Bono only recorded the chorus to one song – Last Night On Earth – on the final day of mixing and recording, and further changes were made even after the “finished” record had been sent to New York to be mastered. The album’s rushed production meant U2 were less than happy with the album’s songs. They reworked them during the tour, and were still tweaking singles when a few of them made the compilation The Best Of 1990-2000, five years after the album was released.
“Pop never had the chance to be properly finished,” Bono related after the fact. “It is really the most expensive demo session in the history of music.”
The Clash – Cut The Crap (1985)
The Clash’s sixth-and-last album not only spelled the end of their careers, it almost destroyed their legacy as well.
By the time the Clash came to record it, two of the Last Gang In Town had been summarily fired: drummer Topper Headon and guitarist and co-vocalist Mick Jones. Frontman Joe Strummer reunited with the band’s original manager Bernie Rhodes, a union that had caused chaos in the band; this time, Rhodes wanted to co-write the songs and produce the album. Strummer and bass player Paul Simonon were joined by session musicians, with Strummer and Rhodes clashing more and more over the direction the album should take.
Cut The Crap was a mess, and a career-ending one at that. Rhodes’ inexperience as a producer meant the album was cluttered with unnecessary guitar parts and football-terrace vocals. The album was received so badly that the band refused to tour in support of it. Strummer, appalled by the negative press, moved to Spain. The band’s last album has never been re-released, and its songs rarely crop up on Clash compilations.
The Strokes – Angles (2011)
The Strokes seemed to have it all – Manhattan upbringings, cheekbones to die for, bohemian privilege and a debut album, Is This It?, stuffed with such effortlessly cool songs that they almost seemed too good to be true.
The problem with releasing such a strong debut; you can then spend the rest of your career trying to reach that benchmark again. The band’s follow-up, 2003’s Room On Fire, kept slavishly to their debut’s formula, and 2006’s uneven First Impressions of Earth started eroding the legacy.

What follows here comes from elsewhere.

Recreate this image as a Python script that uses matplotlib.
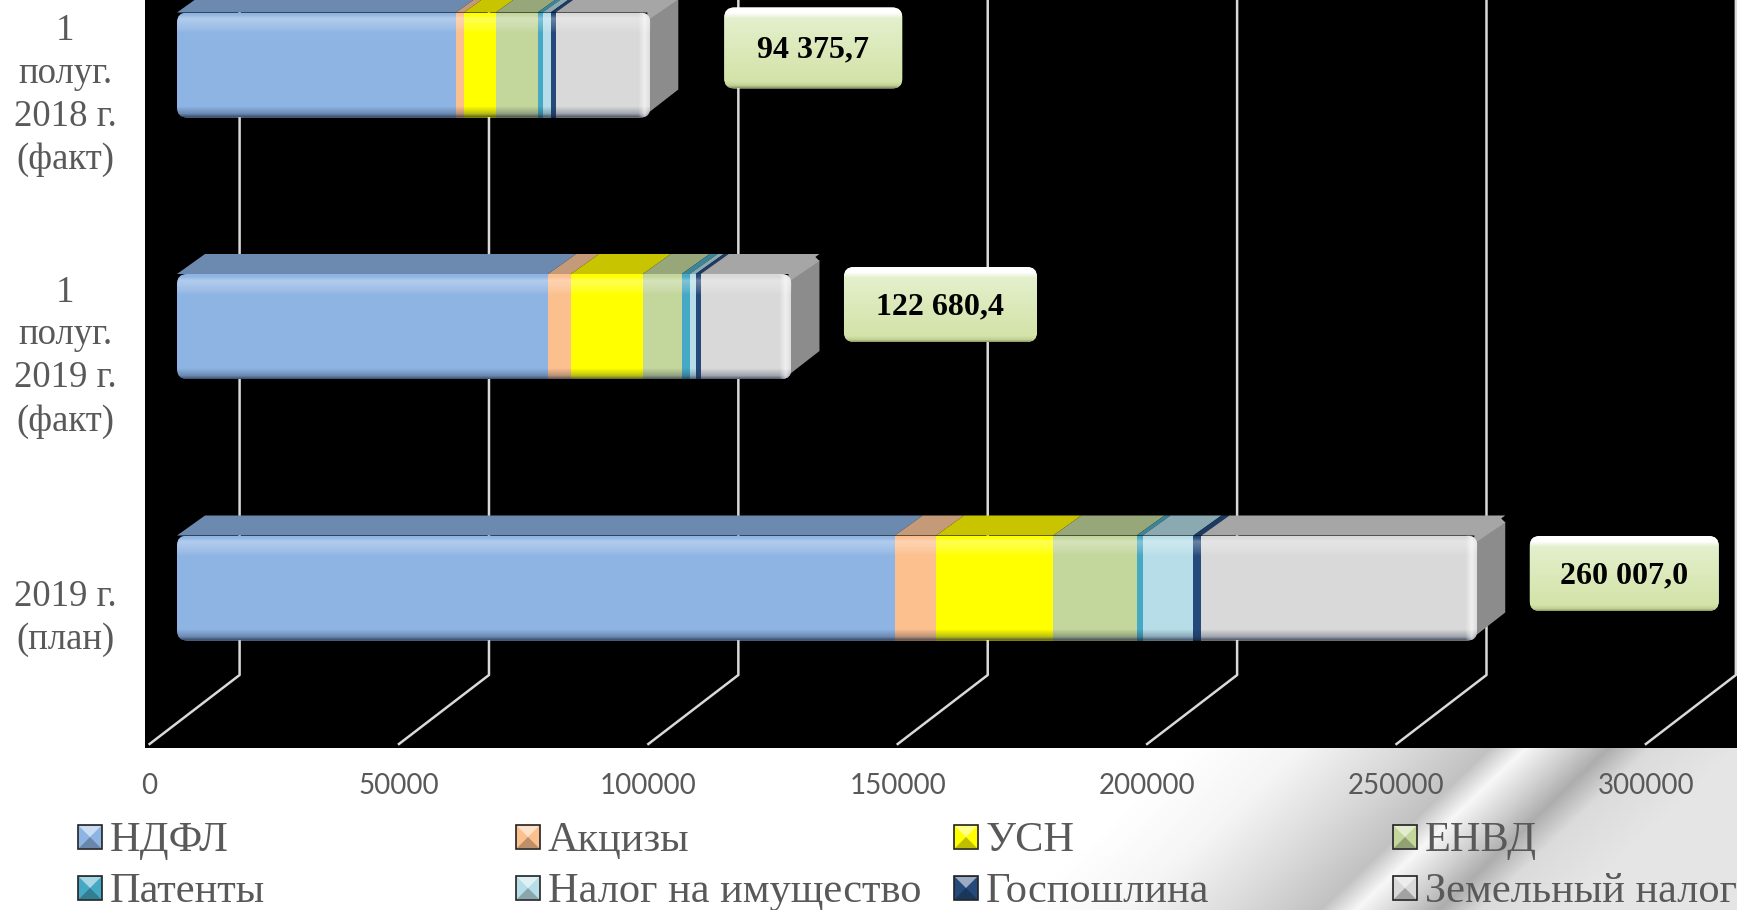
#!/usr/bin/env python3
"""Stacked 3D-look tax revenue bars, drawn on a black plot area."""

import matplotlib

matplotlib.use("Agg")
import matplotlib.pyplot as plt
import numpy as np
from matplotlib.patches import FancyBboxPatch, Polygon, Rectangle

categories = ["2019 г.\n(план)", "1\nполуг.\n2019 г.\n(факт)", "1\nполуг.\n2018 г.\n(факт)"]
series_names = [
    "НДФЛ", "Акцизы", "УСН", "ЕНВД",
    "Патенты", "Налог на имущество", "Госпошлина", "Земельный налог",
]
ndfl = [143900, 74400, 55900]
excise = [8300, 4600, 1600]
usn = [23500, 14400, 6400]
envd = [16700, 7800, 8400]
patents = [1200, 1600, 1000]
property_tax = [10200, 1200, 1600]
state_duty = [1600, 1000, 1000]
land_tax = [55300, 18200, 19000]
total_labels = ["260 007,0", "122 680,4", "94 375,7"]
tick_values = [0, 50000, 100000, 150000, 200000, 250000, 300000]

series = [ndfl, excise, usn, envd, patents, property_tax, state_duty, land_tax]
face_colors = ["#8EB4E3", "#FCBF8E", "#FFFF00", "#C3D69B", "#45A8C4", "#B7DEE8", "#24497A", "#D9D9D9"]
top_colors = ["#6C89AF", "#C49A78", "#C8C400", "#98A77A", "#3A8599", "#8AA9B0", "#1D3B62", "#A6A6A6"]

W, H = 1737, 910
X0_PX, UNITS_PER_PX = 177, 200.5
Y0_PX, ROW_PX = 588, 261.5
BAR_PX = 105
DEPTH_DX, DEPTH_DY = 28, 20
GRID_FRONT, GRID_BACK = -27.4, 62.6
FLOOR_FRONT_PX, FLOOR_BACK_PX = 744, 675
TEXT = "#595959"
SERIF = "Liberation Serif"


def ux(px):
    return px * UNITS_PER_PX


def uy(px):
    return px / ROW_PX


def alpha_gradient(stops, rgb):
    """Small vertical RGBA strip from (position, alpha) stops."""
    pos = np.linspace(0, 1, 200)
    alpha = np.interp(pos, [s[0] for s in stops], [s[1] for s in stops])
    img = np.zeros((200, 1, 4))
    img[..., :3] = rgb
    img[..., 3] = alpha[:, None]
    return img


def make_background():
    yy, xx = np.mgrid[0:H, 0:W]
    u = xx + (yy - 748) * 1.05
    level = np.interp(
        u,
        [0, 1190, 1300, 1400, 1489, 1525, 1570, 1608, 1650, 1737, 1900],
        [1, 1, 0.96, 0.86, 0.76, 0.97, 0.82, 0.68, 0.86, 0.90, 0.90],
    )
    return np.dstack([level, level, level])


fig = plt.figure(figsize=(W / 100, H / 100), dpi=100)

# pixel-space layer for the backdrop and legend
bg = fig.add_axes([0, 0, 1, 1], zorder=0)
bg.imshow(make_background(), extent=(0, W, H, 0), aspect="auto", interpolation="bilinear")
bg.set_xlim(0, W)
bg.set_ylim(H, 0)
bg.axis("off")

ax = fig.add_axes([145 / W, 1 - 748 / H, (W - 145) / W, 748 / H], zorder=2)
ax.set_facecolor("black")
for spine in ax.spines.values():
    spine.set_visible(False)

xlim = (ux(145 - X0_PX), ux(W - X0_PX))
ylim = (uy(Y0_PX - 748), uy(Y0_PX))

floor_front = uy(Y0_PX - FLOOR_FRONT_PX)
floor_back = uy(Y0_PX - FLOOR_BACK_PX)
for value in tick_values:
    xf, xb = value + ux(GRID_FRONT), value + ux(GRID_BACK)
    ax.plot([xf, xb, xb], [floor_front, floor_back, ylim[1]], color="#D9D9D9", lw=1.8, zorder=1)

y_positions = np.arange(len(categories))
half = uy(BAR_PX) / 2
dx, dy = ux(DEPTH_DX), uy(DEPTH_DY)
aspect = uy(1) / ux(1)

for row, y in enumerate(y_positions):
    left = 0
    end = sum(s[row] for s in series)
    clip = FancyBboxPatch(
        (0, y - half), end, 2 * half,
        boxstyle=f"round,pad=0,rounding_size={ux(10)}",
        mutation_aspect=aspect, transform=ax.transData, fc="none", ec="none",
    )
    ax.add_patch(clip)
    for vals, fc, tc in zip(series, face_colors, top_colors):
        v = vals[row]
        ax.add_patch(Polygon(
            [(left, y + half), (left + dx, y + half + dy), (left + v + dx, y + half + dy), (left + v, y + half)],
            fc=tc, ec="none", zorder=3,
        ))
        bar = ax.barh(y, v, height=2 * half, left=left, color=fc, edgecolor="none", zorder=4)
        bar[0].set_clip_path(clip)
        left += v
    # end cap
    ax.add_patch(Polygon(
        [(end - ux(3), y + half - uy(2)), (end + dx, y + half + dy - uy(6)), (end + dx, y - half + dy + uy(8)),
         (end - ux(8), y - half),
         (end - ux(3), y - half + uy(2))],
        fc="#8C8C8C", ec="none", zorder=3.5,
    ))
    ax.add_patch(Polygon(
        [(end - ux(3), y + half), (end + dx - ux(7), y + half + dy), (end + dx, y + half + dy - uy(7)),
         (end - ux(3), y + half - uy(8))],
        fc="#A6A6A6", ec="none", zorder=3.5,
    ))
    # bevel shading on the front face
    shade = ax.imshow(
        alpha_gradient([(0, 0.0), (0.02, 0.0), (0.06, 0.32), (0.15, 0.14), (0.20, 0.0), (1, 0.0)], (1, 1, 1)),
        extent=(0, end, y - half, y + half), aspect="auto", zorder=5,
    )
    shade.set_clip_path(clip)
    dark = ax.imshow(
        alpha_gradient([(0, 0.0), (0.90, 0.0), (0.97, 0.3), (1, 0.7)], (0.1, 0.15, 0.25)),
        extent=(0, end, y - half, y + half), aspect="auto", zorder=5,
    )
    dark.set_clip_path(clip)
    edge = np.ones((1, 200, 4))
    edge[..., 3] = np.interp(np.linspace(0, 1, 200), [0, 0.55, 0.8, 1], [0, 0.0, 0.6, 0.1])
    rim = ax.imshow(
        edge, extent=(end - ux(26), end, y - half, y + half), aspect="auto", zorder=5,
    )
    rim.set_clip_path(clip)

# data label boxes, placed relative to the end of each bar
label_dx = [147, 149, 163]
label_dy = [14.5, 22, 17]
label_w = [189, 193, 178]
label_h = [75, 75, 81]
for row, y in enumerate(y_positions):
    end = sum(s[row] for s in series)
    cx = end + ux(label_dx[row])
    cy = y + uy(label_dy[row])
    w, h = ux(label_w[row]), uy(label_h[row])
    box = FancyBboxPatch(
        (cx - w / 2, cy - h / 2), w, h,
        boxstyle=f"round,pad=0,rounding_size={ux(10)}",
        mutation_aspect=aspect, fc="#DDE9BD", ec="none", zorder=6,
    )
    ax.add_patch(box)
    grad = np.zeros((200, 1, 4))
    pos = np.linspace(0, 1, 200)
    for i, levels in enumerate([
        [1, 1, 0.89, 0.83, 0.76, 0.55],
        [1, 1, 0.94, 0.89, 0.82, 0.60],
        [1, 1, 0.80, 0.66, 0.58, 0.40],
    ]):
        grad[:, 0, i] = np.interp(pos, [0, 0.07, 0.14, 0.92, 0.97, 1], levels)
    grad[..., 3] = 1
    img = ax.imshow(grad, extent=(cx - w / 2, cx + w / 2, cy - h / 2, cy + h / 2), aspect="auto", zorder=6.5)
    img.set_clip_path(box)
    ax.text(
        cx, cy - uy(2), total_labels[row], ha="center", va="center", fontsize=23,
        fontweight="bold", family=SERIF, color="black", zorder=7,
    )

ax.set_xlim(*xlim)
ax.set_ylim(*ylim)
ax.set_xticks([v + ux(GRID_FRONT) for v in tick_values], [str(v) for v in tick_values])
ax.tick_params(axis="x", length=0, pad=18, labelsize=20, labelcolor=TEXT)
for label in ax.get_xticklabels():
    label.set_family("Lato")
ax.set_yticks(y_positions - uy(22), categories)
ax.tick_params(axis="y", length=0, pad=57.6, labelsize=26.5, labelcolor=TEXT)
for label in ax.get_yticklabels():
    label.set_family(SERIF)
    label.set_ha("center")
    label.set_linespacing(1.32)

# legend, two rows of four
legend_x = [78, 516, 954, 1393]
legend_y = [837, 888]
for i, name in enumerate(series_names):
    x = legend_x[i % 4]
    yc = legend_y[i // 4]
    s = 12
    bg.add_patch(Rectangle((x, yc - s), 2 * s, 2 * s, fc=face_colors[i], ec="#222222", lw=1.2))
    bg.add_patch(Polygon([(x + 1, yc - s + 1), (x + 2 * s - 1, yc - s + 1), (x + s, yc)], fc="white", alpha=0.55, ec="none"))
    bg.add_patch(Polygon([(x + 1, yc + s - 1), (x + 2 * s - 1, yc + s - 1), (x + s, yc)], fc="black", alpha=0.25, ec="none"))
    bg.text(x + 32, yc + 4, name, ha="left", va="center", fontsize=30.5, family=SERIF, color=TEXT)

fig.savefig("out.png", dpi=100)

Various issues meant the band took another five years to complete their next album, 2011’s Angles. And it didn’t take long for the band to start detailing what a miserable experience it was.
“I won’t do the next album we make like this. No way. It was awful,” guitarist Nick Valensi told Pitchfork – while promoting the album. “There’s a bunch of stuff [on the record] I wouldn’t have done,” echoed lead singer Julian Casablancas.
The La’s – The La’s (1990)
Liverpool’s The La’s had one enormous single in the 1990s – the chiming, wistful There She Goes, a song that graced soundtracks from The Parent Trap to So I Married An Axe Murderer (despite the fact the song might be about heroin addiction as much as unrequited love).
The song was originally released in 1998, but found its biggest audience when re-released as part of the band’s debut – and so far, only – album. It was an album only released after the band’s frustrated label could take no more; the band’s eccentric mainman Lee Mavers had worked with no less than 12 producers to try and bring his songs to life.
A finished album finally appeared thanks to Steve Lillywhite, but Mavers took little time in disowning the album completely, even as the band were promoting it. Fellow producer Mike Hedges, who had worked on the earliest demos with the group, told The Guardian in 2008: “I think [Mavers] got so stuck on what they should sound like that he didn’t know what they should sound like.”